Last week I visited Lake Martin with some friends for our annual fishing trip. I was only able to stay for a couple of days and for the most part conditions were terrible. We were able to catch several spotted bass during the first two days but none with any real size. On day 3, which was my last day, I was able to hook up with this striped bass. He ended up weighing 20lbs 7oz and is the largest one I've caught so far. They do get much, much bigger than this guy but it was a blast catching him on a topwater plug.
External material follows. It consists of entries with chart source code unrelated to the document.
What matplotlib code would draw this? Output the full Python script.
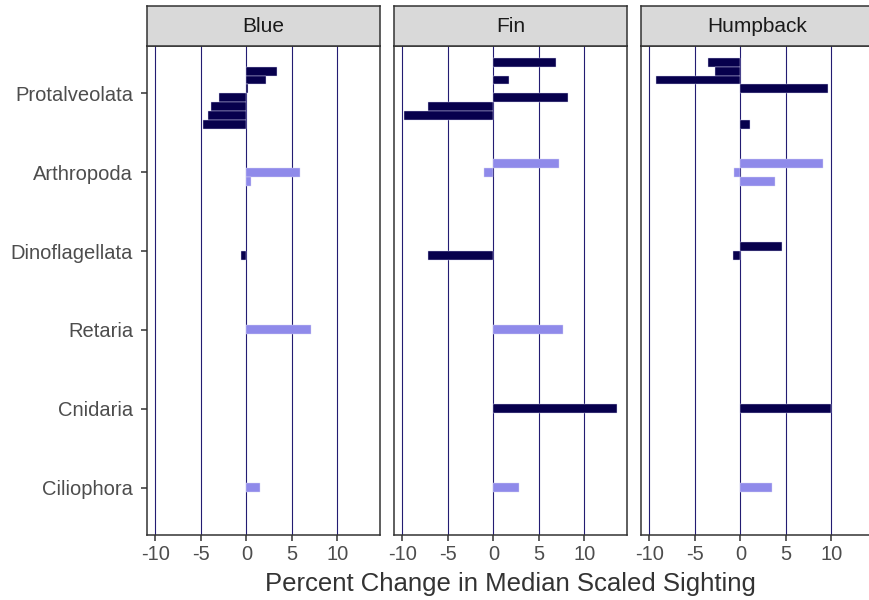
import numpy as np
import matplotlib
matplotlib.use("Agg")
import matplotlib.pyplot as plt

plt.rcParams['font.family'] = ['Liberation Sans', 'DejaVu Sans']

# categories top -> bottom, with number of dodge slots per category
categories = ['Protalveolata', 'Arthropoda', 'Dinoflagellata', 'Retaria', 'Cnidaria', 'Ciliophora']
n_slots = [8, 3, 2, 1, 1, 1]
cat_colors = ['#07004d', '#8f8aea', '#07004d', '#8f8aea', '#07004d', '#8f8aea']
facets = ['Blue', 'Fin', 'Humpback']

nan = np.nan
# values per facet, per category, slots listed top -> bottom
blue = [
    [nan, 3.4, 2.2, 0.15, -3.0, -3.9, -4.2, -4.8],
    [nan, 5.85, 0.55],
    [nan, -0.6],
    [7.1],
    [nan],
    [1.45],
]
fin = [
    [6.9, nan, 1.7, nan, 8.25, -7.15, -9.8, nan],
    [7.2, -1.0, nan],
    [nan, -7.2],
    [7.7],
    [13.55],
    [2.85],
]
humpback = [
    [-3.55, -2.75, -9.3, 9.65, nan, nan, nan, 1.1],
    [9.05, -0.65, 3.85],
    [4.55, -0.85],
    [nan],
    [9.95],
    [3.5],
]
values = {'Blue': blue, 'Fin': fin, 'Humpback': humpback}
xticks = [-10, -5, 0, 5, 10]

W, H = 869, 600
fig = plt.figure(figsize=(W / 100, H / 100), dpi=100)

panel_left = [147, 394, 641]
panel_w = 233
panel_top, panel_bot = 46, 535
strip_top = 6

bar_w = 0.9 / max(n_slots)
ncat = len(categories)
ypos = {c: ncat - i for i, c in enumerate(categories)}

for k, name in enumerate(facets):
    x0 = panel_left[k]
    ax = fig.add_axes([x0 / W, (H - panel_bot) / H, panel_w / W, (panel_bot - panel_top) / H])
    for i, cat in enumerate(categories):
        vals = values[name][i]
        n = len(vals)
        for j, v in enumerate(vals):
            if np.isnan(v):
                continue
            y = ypos[cat] + ((n - 1) / 2 - j) * bar_w
            ax.barh(y, v, height=bar_w, color=cat_colors[i],
                    edgecolor='#d8d6f4', linewidth=0.3, zorder=3)
    ax.set_xlim(-10.93, 14.7)
    ax.set_ylim(0.4, ncat + 0.6)
    ax.set_xticks(xticks)
    ax.set_xticklabels([str(t) for t in xticks])
    ax.set_yticks([ypos[c] for c in categories])
    if k == 0:
        ax.set_yticklabels(categories)
    else:
        ax.tick_params(axis='y', left=False, labelleft=False)
    ax.grid(axis='x', color='#231c72', linewidth=0.8, zorder=0)
    ax.grid(axis='y', visible=False)
    ax.set_axisbelow(True)
    ax.tick_params(axis='both', length=4, width=1.1, color='#333333',
                   labelcolor='#4d4d4d', labelsize=14.5)
    ax.tick_params(axis='y', pad=6)
    ax.tick_params(axis='x', pad=3)
    for s in ax.spines.values():
        s.set_color('#333333')
        s.set_linewidth(1.1)

    sax = fig.add_axes([x0 / W, (H - panel_top) / H, panel_w / W, (panel_top - strip_top) / H])
    sax.set_facecolor('#d9d9d9')
    sax.set_xticks([])
    sax.set_yticks([])
    for s in sax.spines.values():
        s.set_color('#333333')
        s.set_linewidth(1.1)
    sax.text(0.5, 0.5, name, ha='center', va='center', fontsize=15,
             color='#1a1a1a', transform=sax.transAxes)

fig.text(510 / W, 1 - 584 / H, 'Percent Change in Median Scaled Sighting',
         ha='center', va='center', fontsize=18.5, color='#333333')

fig.savefig('out.png', dpi=100)
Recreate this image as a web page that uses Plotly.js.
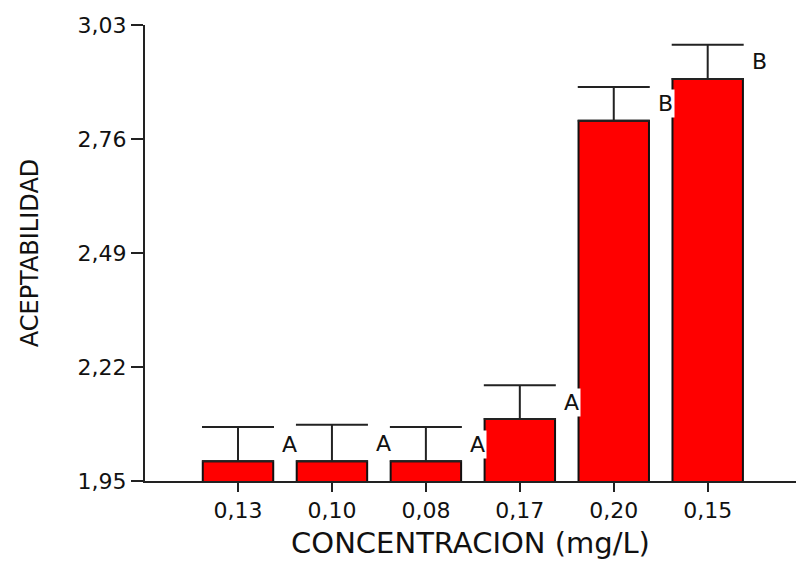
<!DOCTYPE html>
<html>
<head>
<meta charset="utf-8">
<script src="https://cdn.plot.ly/plotly-3.0.1.min.js"></script>
<style>html,body{margin:0;padding:0;background:#fff;}#chart{width:796px;height:562px;}</style>
</head>
<body>
<div id="chart"></div>
<script>
const categories = ['0,13', '0,10', '0,08', '0,17', '0,20', '0,15'];
const means = [1.997, 1.997, 1.997, 2.097, 2.803, 2.902];
const errors = [0.081, 0.086, 0.081, 0.080, 0.080, 0.081];
const groups = ['A', 'A', 'A', 'A', 'B', 'B'];
const yTickVals = [1.95, 2.22, 2.49, 2.76, 3.03];
const yTickText = ['1,95', '2,22', '2,49', '2,76', '3,03'];

const FONT = 'DejaVu Sans, Arial, sans-serif';

const trace = {
  type: 'bar',
  x: categories,
  y: means,
  width: 0.75,
  marker: {color: '#ff0000', line: {color: '#111', width: 2}},
  error_y: {type: 'data', array: errors, symmetric: false, arrayminus: errors.map(() => 0),
            color: '#222', thickness: 2, width: 36, visible: true},
  hoverinfo: 'skip'
};

const annotations = groups.map((g, i) => ({
  x: i + 0.55, y: means[i] + errors[i] / 2, xref: 'x', yref: 'y',
  text: g, showarrow: false, bgcolor: '#ffffff',
  font: {family: FONT, size: 22, color: '#111'}
}));

const layout = {
  width: 796, height: 562,
  margin: {l: 145, r: 0, t: 25, b: 81},
  paper_bgcolor: '#fff', plot_bgcolor: '#fff',
  showlegend: false,
  bargap: 0.2,
  xaxis: {
    type: 'category', range: [-0.99, 5.94],
    showgrid: false, zeroline: false,
    showline: true, linecolor: '#222', linewidth: 2,
    ticks: 'outside', ticklen: 9, tickwidth: 2, tickcolor: '#222',
    tickfont: {family: FONT, size: 22, color: '#111'},
    title: {text: 'CONCENTRACION (mg/L)', font: {family: FONT, size: 29, color: '#111'}, standoff: 10}
  },
  yaxis: {
    range: [1.95, 3.03],
    tickvals: yTickVals, ticktext: yTickText,
    showgrid: false, zeroline: false,
    showline: true, linecolor: '#222', linewidth: 2,
    ticks: 'outside', ticklen: 12, tickwidth: 2, tickcolor: '#222',
    tickfont: {family: FONT, size: 22, color: '#111'},
    title: {text: 'ACEPTABILIDAD', font: {family: FONT, size: 24, color: '#111'}, standoff: 32}
  },
  annotations: annotations
};

Plotly.newPlot('chart', [trace], layout, {displayModeBar: false, staticPlot: true});
</script>
</body>
</html>
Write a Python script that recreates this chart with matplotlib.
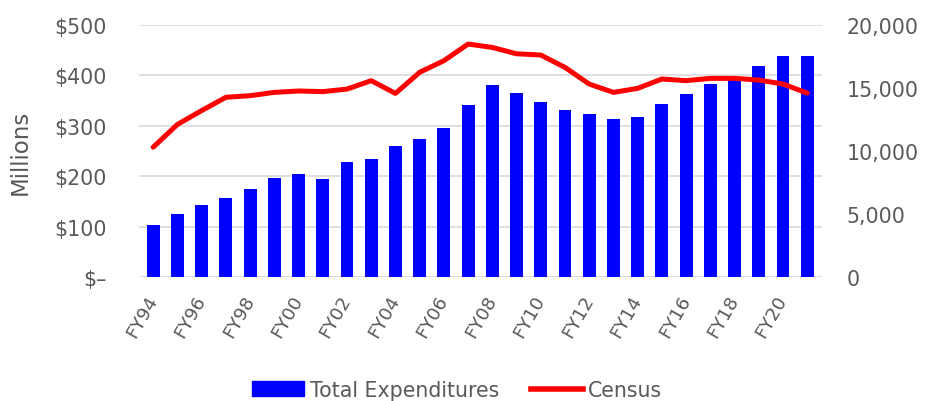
import matplotlib.pyplot as plt
from matplotlib.ticker import FuncFormatter, MultipleLocator
from matplotlib.lines import Line2D
from matplotlib.patches import Patch

plt.rcParams['font.family'] = ['DejaVu Sans']

years = ['FY94', 'FY95', 'FY96', 'FY97', 'FY98', 'FY99', 'FY00', 'FY01', 'FY02', 'FY03',
         'FY04', 'FY05', 'FY06', 'FY07', 'FY08', 'FY09', 'FY10', 'FY11', 'FY12', 'FY13',
         'FY14', 'FY15', 'FY16', 'FY17', 'FY18', 'FY19', 'FY20', 'FY21']
expenditures = [104, 125, 143, 156, 174, 197, 204, 195, 228, 235,
                259, 273, 295, 342, 381, 365, 346, 332, 323, 314,
                317, 343, 363, 382, 394, 418, 438, 438]
census = [10300, 12100, 13200, 14250, 14380, 14640, 14750, 14700, 14900, 15570,
          14560, 16230, 17150, 18470, 18200, 17700, 17600, 16620, 15300, 14640,
          14960, 15700, 15570, 15750, 15750, 15620, 15300, 14590]

text_color = '#595959'
x = list(range(len(years)))

fig = plt.figure(figsize=(9.37, 4.02), dpi=100)
ax = fig.add_axes([0.148, 0.308, 0.729, 0.628])
ax2 = ax.twinx()

ax.bar(x, expenditures, width=0.53, color='#0000FF', zorder=2)
ax2.plot(x, census, color='#FF0000', linewidth=3.6, solid_capstyle='round', zorder=3)

ax.set_xlim(-0.6, len(years) - 0.4)
ax.set_ylim(0, 500)
ax2.set_ylim(0, 20000)
ax.yaxis.set_major_locator(MultipleLocator(100))
ax2.yaxis.set_major_locator(MultipleLocator(5000))

ax.yaxis.set_major_formatter(FuncFormatter(lambda v, p: '$–' if v == 0 else f'${v:,.0f}'))
ax2.yaxis.set_major_formatter(FuncFormatter(lambda v, p: f'{v:,.0f}'))

ax.grid(axis='y', color='#d9d9d9', linewidth=1.2, zorder=0)
ax.set_axisbelow(True)

ax.set_xticks(x[::2])
ax.set_xticklabels(years[::2], rotation=60, ha='right', va='center', rotation_mode='anchor')

for a in (ax, ax2):
    for s in a.spines.values():
        s.set_visible(False)
    a.tick_params(length=0, colors=text_color, labelsize=14.8)
ax.tick_params(axis='x', labelsize=13.2, pad=14)
ax.tick_params(axis='y', pad=23)
ax2.tick_params(axis='y', pad=18)

ax.set_ylabel('Millions', color=text_color, fontsize=16.5, labelpad=16)

handles = [Patch(color='#0000FF', label='Total Expenditures'),
           Line2D([], [], color='#FF0000', linewidth=4, label='Census')]
fig.legend(handles=handles, loc='center', bbox_to_anchor=(0.488, 0.028), ncol=2,
           frameon=False, fontsize=14.8, labelcolor=text_color, handlelength=2.55,
           handletextpad=0.25, columnspacing=1.55)

fig.savefig('out.png', dpi=100)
We usually chase the 6-8 lbers with topwater lures on light tackle so I was very surprised when this guy got on the line.


----------



## TSpecks (Oct 3, 2007)

Got to love that lake!!! Nice work guys.. I am planning another trip the first weekend of October.


----------



## panhandleslim (Jan 11, 2013)

Nice Striper!! Been trying to get up there for years and try and nail one of those 40 lb'ers that lurk up there. Can't even get the better guides to return a phone call up there.


----------



## CatHunter (Dec 31, 2008)

Smoker!


----------



## jcoss15 (Oct 11, 2010)

Fine fish!


----------



## TheLooney1 (Jul 2, 2009)

Used to love going to Lake Martin when I was at AU. Awesome lake.


----------



## auguy7777 (Feb 23, 2009)

what a purdy toad


----------



## barefoot (Nov 3, 2011)

Great fish!!


----------



## bowfisher91 (Feb 19, 2008)

Nice! Always wanted to grease a striper


----------



## BlazerBen (Feb 17, 2011)

it was an awesome time glad I got to be a part of it smitty, if you guys ever need a guide up there the man to call is Chad Miller 334-300-5337 he has 20 years on Martin and is the main reason we have had so much success up there. Stand up guy and can put you on some fish. Love that place


----------



## GatorBane (Jan 11, 2010)

Nice fish. Congratulations. Looks like a BLAST!


----------



## grey ghost (Jul 24, 2011)

nice fish, that is a beatiful lake!


----------